RE: [RCSE] Why does dive CG test work?
It's all about the trim. When flying a nose heavy plane at regular thermal
cruise speed, you have to add up trim to get it to fly straight and level.
The "up" trim setting is causing an aerodynamic force on the tail is pushing
down to compensate for the extra nose weight. The amount of aerodynamic
down force required to stay level is constant for a given amount of nose
weight. The amount of aerodynamic force created by a flying surface varies
with the speed of the airplane. As it goes faster it is more effective
(better Reynolds numbers).
So what you start with is a nose heavy plane that is trimmed for level
flight at cruise speed. The tail forces balance the nose heaviness of the
model. Now increase the speed, and what happens? The nose heaviness
remains constant, but the downforce on the tail increases, causing the model
to pitch up.
The inverse is true on a tail heavy model. To trim for straight and level
at cruise speed, the tail requires down trim (an upward force on the tail to
compensate for the lack of weight in the nose).
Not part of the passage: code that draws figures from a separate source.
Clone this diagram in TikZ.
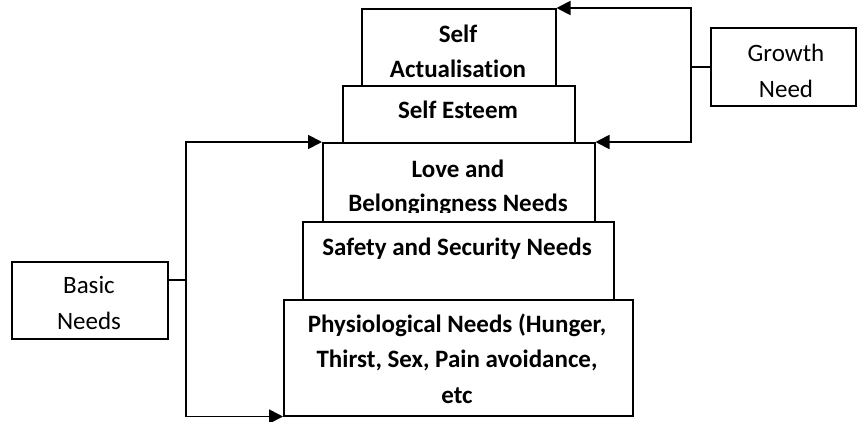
\documentclass[tikz,border=0pt]{standalone}
\usepackage{fontspec}
\setmainfont{Carlito}[Ligatures=NoCommon]
\usetikzlibrary{arrows.meta}
\begin{document}
\begin{tikzpicture}[x=1pt,y=-1pt,
  box/.style={draw, line width=1.5pt, fill=white, inner sep=0pt, anchor=north west},
  lvl/.style={font=\fontsize{25}{36}\selectfont\bfseries, anchor=base, inner sep=0pt},
  side/.style={font=\fontsize{25}{36}\selectfont, anchor=base, inner sep=0pt},
  link/.style={line width=1.8pt},
  arr/.style={link, -{Triangle[length=14pt,width=14pt]}}]
\useasboundingbox (0,0) rectangle (858,421);

% pyramid levels, top to bottom
\node[box, minimum width=194pt, minimum height=77pt] (sa) at (361,8) {};
\node[box, minimum width=232pt, minimum height=57pt] (se) at (342,85) {};
\node[box, minimum width=272pt, minimum height=79pt] (lb) at (322,142) {};
\node[box, minimum width=311pt, minimum height=78pt] (ss) at (302,221) {};
\node[box, minimum width=349pt, minimum height=116pt] (ph) at (283,299) {};

% side boxes
\node[box, minimum width=156pt, minimum height=77pt] (basic) at (11,261) {};
\node[box, minimum width=145pt, minimum height=78pt] (growth) at (710,27) {};

% level texts
\node[lvl] (sa1) at (458,42) {Self};
\node[lvl] (sa2) at (458,77) {Actualisation};
\node[lvl] (se1) at (458,118) {Self Esteem};
\begin{scope}
  \clip (322,142) rectangle (594,212);
  \node[lvl] (lb1) at (458,177) {Love and};
  \node[lvl] (lb2) at (458,211) {Belongingness Needs};
\end{scope}
\node[lvl] (ss1) at (457,255) {Safety and Security Needs};
\node[lvl] (ph1) at (457,332) {Physiological Needs (Hunger,};
\node[lvl] (ph2) at (457,367) {Thirst, Sex, Pain avoidance,};
\node[lvl] (ph3) at (457,403) {etc};

% side texts
\node[side] (b1) at (89,293) {Basic};
\node[side] (b2) at (89,329) {Needs};
\node[side] (g1) at (786,61) {Growth};
\node[side] (g2) at (786,97) {Need};

% connectors
\coordinate (bj) at (186,280);
\coordinate (gj) at (691,67);
\draw[link] (bj -| basic.east) -- (bj);
\draw[arr] (bj) |- (lb.north west);
\draw[arr] (bj) |- (ph.south west);
\draw[link] (gj -| growth.west) -- (gj);
\draw[arr] (gj) |- (sa.north east);
\draw[arr] (gj) |- (lb.north east);
\end{tikzpicture}
\end{document}
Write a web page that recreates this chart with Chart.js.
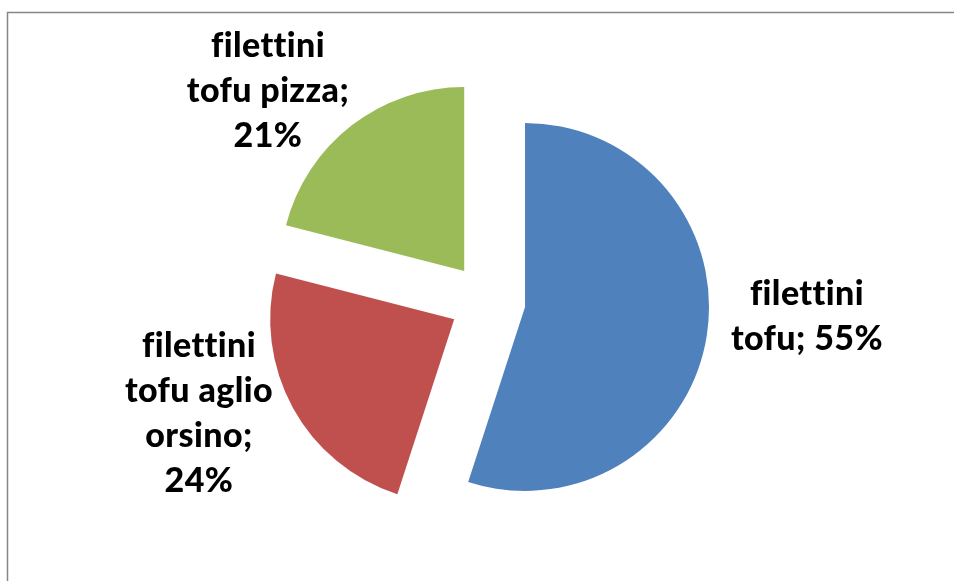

Increase the speed, and the
upforce on the tail increases, causing the model to pitch down. That's a
From: invicta421 [mailto:email@example.com]
Sent: Wednesday, April 02, 2003 12:51 AM
Subject: [RCSE] Why does dive CG test work?
I have been pondering this question for the last few weeks, but
haven't satified myself with an explaination yet. Most aerodynamics
seem to make intutive sense to me, but this doesn't.
The test I am speaking of is when you put the sailplane into a 45
degree dive and see if it pulls up, flys neutral or tucks under. A
page on how to do this can be found here:
But this page doesn't explain why... to me it seems that a nose heavy
glider should tuck not rise when the CG is in front of the average
lift on the wing. Any help understanding this?